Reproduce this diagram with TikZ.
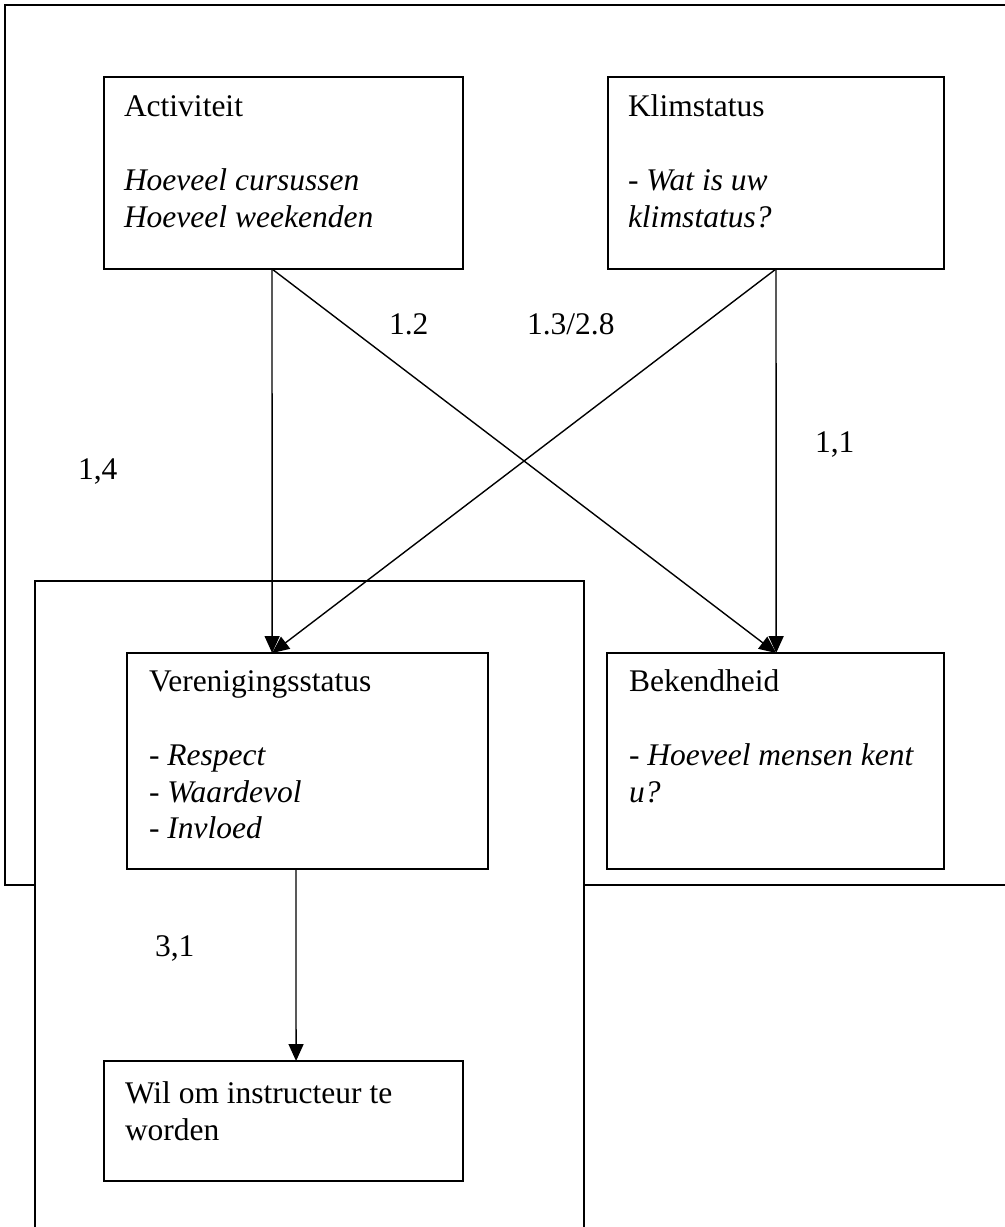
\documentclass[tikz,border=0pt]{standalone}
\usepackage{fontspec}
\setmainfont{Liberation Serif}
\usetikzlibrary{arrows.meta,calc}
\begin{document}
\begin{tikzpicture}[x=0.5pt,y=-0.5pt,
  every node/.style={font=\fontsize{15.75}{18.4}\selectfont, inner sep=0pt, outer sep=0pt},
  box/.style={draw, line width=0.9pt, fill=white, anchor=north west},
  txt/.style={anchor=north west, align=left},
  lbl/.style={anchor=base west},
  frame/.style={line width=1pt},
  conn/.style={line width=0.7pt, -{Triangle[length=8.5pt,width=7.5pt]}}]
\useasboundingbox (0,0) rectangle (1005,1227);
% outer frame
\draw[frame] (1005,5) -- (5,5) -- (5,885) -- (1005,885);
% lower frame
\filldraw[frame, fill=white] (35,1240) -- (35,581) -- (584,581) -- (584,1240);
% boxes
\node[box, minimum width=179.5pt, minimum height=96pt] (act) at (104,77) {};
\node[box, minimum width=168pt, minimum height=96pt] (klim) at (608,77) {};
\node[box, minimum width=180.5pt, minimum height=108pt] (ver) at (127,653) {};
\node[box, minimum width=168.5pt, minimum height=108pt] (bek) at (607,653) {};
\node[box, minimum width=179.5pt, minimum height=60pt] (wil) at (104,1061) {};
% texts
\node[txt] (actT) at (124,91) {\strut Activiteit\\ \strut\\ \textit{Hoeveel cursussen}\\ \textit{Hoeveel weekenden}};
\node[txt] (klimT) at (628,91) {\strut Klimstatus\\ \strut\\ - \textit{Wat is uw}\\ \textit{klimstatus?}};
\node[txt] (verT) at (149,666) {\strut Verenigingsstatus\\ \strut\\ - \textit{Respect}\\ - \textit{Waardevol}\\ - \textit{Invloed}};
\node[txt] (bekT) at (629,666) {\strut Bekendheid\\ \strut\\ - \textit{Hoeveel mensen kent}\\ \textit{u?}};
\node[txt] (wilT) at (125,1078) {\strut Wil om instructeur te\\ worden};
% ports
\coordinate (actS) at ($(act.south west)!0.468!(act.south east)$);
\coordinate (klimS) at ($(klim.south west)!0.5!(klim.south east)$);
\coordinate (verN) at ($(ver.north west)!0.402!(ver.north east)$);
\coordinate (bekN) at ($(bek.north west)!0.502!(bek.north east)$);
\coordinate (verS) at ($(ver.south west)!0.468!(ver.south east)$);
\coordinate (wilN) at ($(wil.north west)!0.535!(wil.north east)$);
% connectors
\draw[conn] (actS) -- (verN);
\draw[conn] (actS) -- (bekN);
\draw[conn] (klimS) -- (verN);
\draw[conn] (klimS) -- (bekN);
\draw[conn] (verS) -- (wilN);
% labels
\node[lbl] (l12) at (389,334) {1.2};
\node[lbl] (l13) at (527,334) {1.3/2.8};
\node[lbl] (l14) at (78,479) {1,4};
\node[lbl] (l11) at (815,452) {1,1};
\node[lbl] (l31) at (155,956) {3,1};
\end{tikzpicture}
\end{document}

- - - - - - -

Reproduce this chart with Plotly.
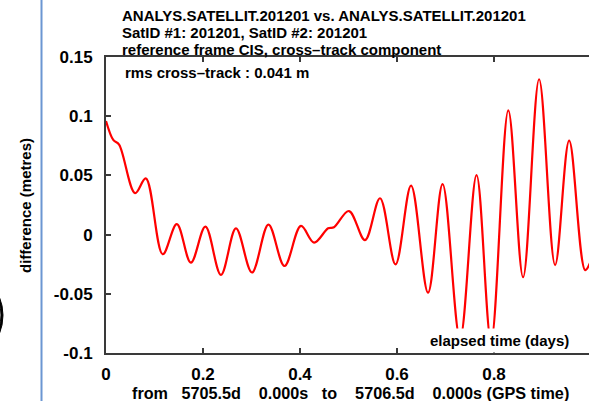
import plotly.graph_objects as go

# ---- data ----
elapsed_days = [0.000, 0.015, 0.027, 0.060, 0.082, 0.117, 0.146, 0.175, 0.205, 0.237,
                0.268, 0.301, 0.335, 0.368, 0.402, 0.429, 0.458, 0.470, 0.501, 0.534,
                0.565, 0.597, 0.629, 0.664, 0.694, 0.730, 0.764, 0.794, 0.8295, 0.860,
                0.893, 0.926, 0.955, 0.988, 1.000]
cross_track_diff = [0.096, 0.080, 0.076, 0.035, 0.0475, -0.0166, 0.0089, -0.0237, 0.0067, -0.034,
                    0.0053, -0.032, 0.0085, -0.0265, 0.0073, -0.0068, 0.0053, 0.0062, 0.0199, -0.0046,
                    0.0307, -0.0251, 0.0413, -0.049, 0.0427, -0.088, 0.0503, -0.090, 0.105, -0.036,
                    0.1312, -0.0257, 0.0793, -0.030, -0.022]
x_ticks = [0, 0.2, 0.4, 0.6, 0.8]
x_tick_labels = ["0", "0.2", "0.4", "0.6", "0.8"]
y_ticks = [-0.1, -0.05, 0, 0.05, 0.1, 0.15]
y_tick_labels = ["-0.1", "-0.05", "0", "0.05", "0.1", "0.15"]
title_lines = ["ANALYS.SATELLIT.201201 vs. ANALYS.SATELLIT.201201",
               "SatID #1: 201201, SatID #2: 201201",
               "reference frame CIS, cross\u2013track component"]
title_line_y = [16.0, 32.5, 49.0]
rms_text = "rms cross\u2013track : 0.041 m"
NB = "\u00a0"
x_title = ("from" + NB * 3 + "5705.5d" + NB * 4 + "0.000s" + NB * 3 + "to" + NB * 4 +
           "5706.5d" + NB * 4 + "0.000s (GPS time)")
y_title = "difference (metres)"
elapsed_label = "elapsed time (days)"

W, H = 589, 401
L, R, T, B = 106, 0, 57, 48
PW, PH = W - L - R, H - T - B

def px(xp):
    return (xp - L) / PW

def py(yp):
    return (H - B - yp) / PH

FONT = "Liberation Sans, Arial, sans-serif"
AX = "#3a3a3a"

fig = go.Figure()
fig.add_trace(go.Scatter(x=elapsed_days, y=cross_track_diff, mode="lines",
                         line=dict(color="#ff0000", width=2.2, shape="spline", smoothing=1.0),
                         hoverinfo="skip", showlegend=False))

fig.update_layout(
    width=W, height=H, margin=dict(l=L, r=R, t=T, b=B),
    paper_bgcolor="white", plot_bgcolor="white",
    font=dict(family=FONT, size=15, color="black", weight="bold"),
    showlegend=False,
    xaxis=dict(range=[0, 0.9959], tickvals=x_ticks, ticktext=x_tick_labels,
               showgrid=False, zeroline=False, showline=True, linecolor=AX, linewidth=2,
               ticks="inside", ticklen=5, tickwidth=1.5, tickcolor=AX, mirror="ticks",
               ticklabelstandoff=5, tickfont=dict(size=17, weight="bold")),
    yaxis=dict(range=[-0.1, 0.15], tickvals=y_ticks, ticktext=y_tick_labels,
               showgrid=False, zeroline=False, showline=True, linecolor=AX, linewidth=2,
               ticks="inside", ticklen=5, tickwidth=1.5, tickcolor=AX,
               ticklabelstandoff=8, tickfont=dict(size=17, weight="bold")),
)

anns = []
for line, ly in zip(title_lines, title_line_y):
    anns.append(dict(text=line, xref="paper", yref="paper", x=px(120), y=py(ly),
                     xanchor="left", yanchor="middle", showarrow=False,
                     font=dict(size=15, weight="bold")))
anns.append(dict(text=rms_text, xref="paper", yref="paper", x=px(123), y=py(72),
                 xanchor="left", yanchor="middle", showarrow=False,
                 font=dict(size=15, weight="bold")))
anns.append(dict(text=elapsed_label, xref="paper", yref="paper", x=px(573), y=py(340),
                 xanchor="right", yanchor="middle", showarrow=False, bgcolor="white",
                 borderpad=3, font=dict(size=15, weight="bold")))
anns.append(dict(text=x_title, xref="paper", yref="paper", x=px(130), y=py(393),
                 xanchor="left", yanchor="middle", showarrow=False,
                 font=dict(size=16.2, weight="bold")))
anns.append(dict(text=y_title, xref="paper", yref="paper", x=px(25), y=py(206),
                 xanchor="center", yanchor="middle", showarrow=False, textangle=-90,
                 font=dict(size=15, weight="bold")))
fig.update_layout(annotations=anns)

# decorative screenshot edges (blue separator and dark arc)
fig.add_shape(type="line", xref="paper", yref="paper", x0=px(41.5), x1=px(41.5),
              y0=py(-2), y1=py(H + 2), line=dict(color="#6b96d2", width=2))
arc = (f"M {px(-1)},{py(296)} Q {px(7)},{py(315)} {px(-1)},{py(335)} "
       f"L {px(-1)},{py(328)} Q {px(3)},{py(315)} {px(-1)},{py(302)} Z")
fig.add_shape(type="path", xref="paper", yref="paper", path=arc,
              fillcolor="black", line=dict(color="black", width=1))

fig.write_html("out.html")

- - - - - - -

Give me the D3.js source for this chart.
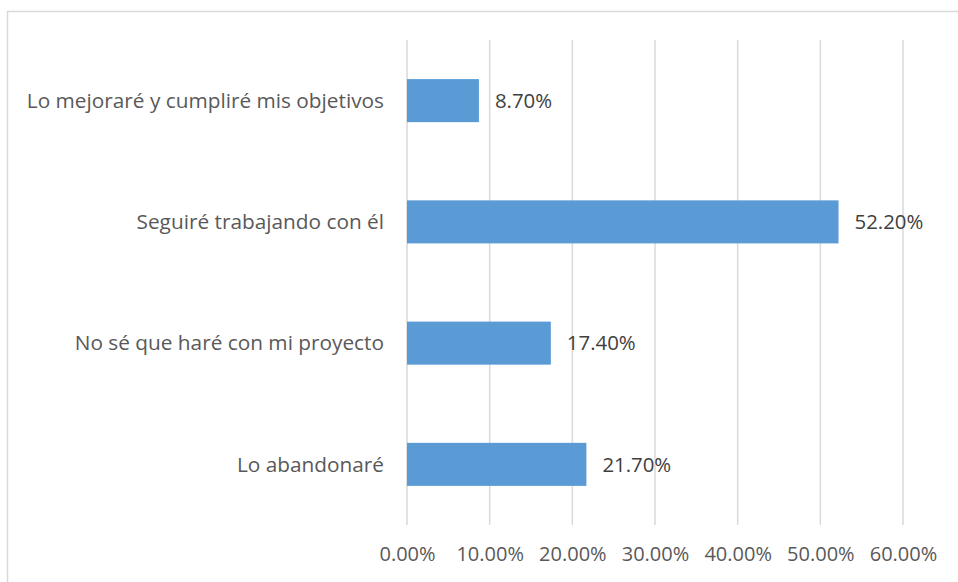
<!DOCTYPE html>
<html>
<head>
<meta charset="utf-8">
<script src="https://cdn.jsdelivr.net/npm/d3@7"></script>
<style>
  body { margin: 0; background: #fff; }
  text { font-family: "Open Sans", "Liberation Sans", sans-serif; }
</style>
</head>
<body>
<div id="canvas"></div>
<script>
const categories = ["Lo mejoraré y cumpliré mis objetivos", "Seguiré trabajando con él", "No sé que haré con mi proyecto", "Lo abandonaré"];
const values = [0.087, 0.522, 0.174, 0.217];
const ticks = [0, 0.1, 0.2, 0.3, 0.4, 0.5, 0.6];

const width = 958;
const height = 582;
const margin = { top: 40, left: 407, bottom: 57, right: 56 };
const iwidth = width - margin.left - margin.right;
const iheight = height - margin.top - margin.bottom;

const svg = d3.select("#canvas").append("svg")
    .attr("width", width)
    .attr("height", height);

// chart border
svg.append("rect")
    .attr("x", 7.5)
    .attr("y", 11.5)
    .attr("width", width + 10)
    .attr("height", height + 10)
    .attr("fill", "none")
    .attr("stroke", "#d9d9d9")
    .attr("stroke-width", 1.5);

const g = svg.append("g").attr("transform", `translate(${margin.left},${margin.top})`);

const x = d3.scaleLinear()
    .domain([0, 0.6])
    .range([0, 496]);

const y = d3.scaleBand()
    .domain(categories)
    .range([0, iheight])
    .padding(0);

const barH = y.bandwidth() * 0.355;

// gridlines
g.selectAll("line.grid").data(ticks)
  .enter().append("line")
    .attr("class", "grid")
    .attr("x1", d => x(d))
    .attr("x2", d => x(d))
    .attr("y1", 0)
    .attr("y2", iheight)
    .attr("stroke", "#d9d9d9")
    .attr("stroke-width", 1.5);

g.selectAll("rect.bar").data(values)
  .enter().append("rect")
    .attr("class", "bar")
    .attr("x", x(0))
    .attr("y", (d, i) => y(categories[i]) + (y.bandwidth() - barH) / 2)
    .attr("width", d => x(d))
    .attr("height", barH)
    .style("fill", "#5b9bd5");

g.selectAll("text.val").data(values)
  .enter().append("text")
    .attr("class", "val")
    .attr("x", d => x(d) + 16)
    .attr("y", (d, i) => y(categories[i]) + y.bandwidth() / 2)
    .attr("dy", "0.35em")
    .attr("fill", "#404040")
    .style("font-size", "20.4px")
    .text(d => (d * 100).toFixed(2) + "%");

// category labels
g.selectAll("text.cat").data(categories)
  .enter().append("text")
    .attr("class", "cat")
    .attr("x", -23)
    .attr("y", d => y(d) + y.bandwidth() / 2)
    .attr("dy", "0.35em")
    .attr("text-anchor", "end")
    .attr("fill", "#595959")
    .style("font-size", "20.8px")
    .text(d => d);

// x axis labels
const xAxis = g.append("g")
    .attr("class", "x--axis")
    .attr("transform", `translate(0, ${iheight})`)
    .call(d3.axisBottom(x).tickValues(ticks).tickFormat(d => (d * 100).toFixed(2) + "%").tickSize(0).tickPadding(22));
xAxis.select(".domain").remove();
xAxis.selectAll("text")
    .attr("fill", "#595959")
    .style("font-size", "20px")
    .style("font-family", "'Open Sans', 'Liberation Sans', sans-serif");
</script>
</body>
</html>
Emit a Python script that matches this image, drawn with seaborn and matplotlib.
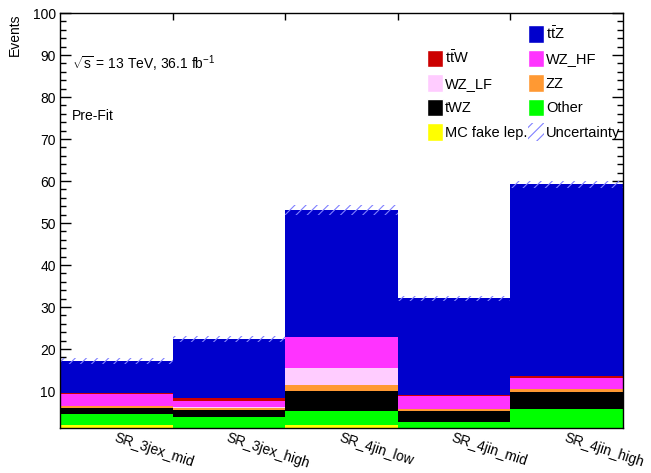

- - - - - - -

### WRITTEN TASK
Only a number is wanted: how many lines of the material include the word "chart".

### TASK OUTPUT
3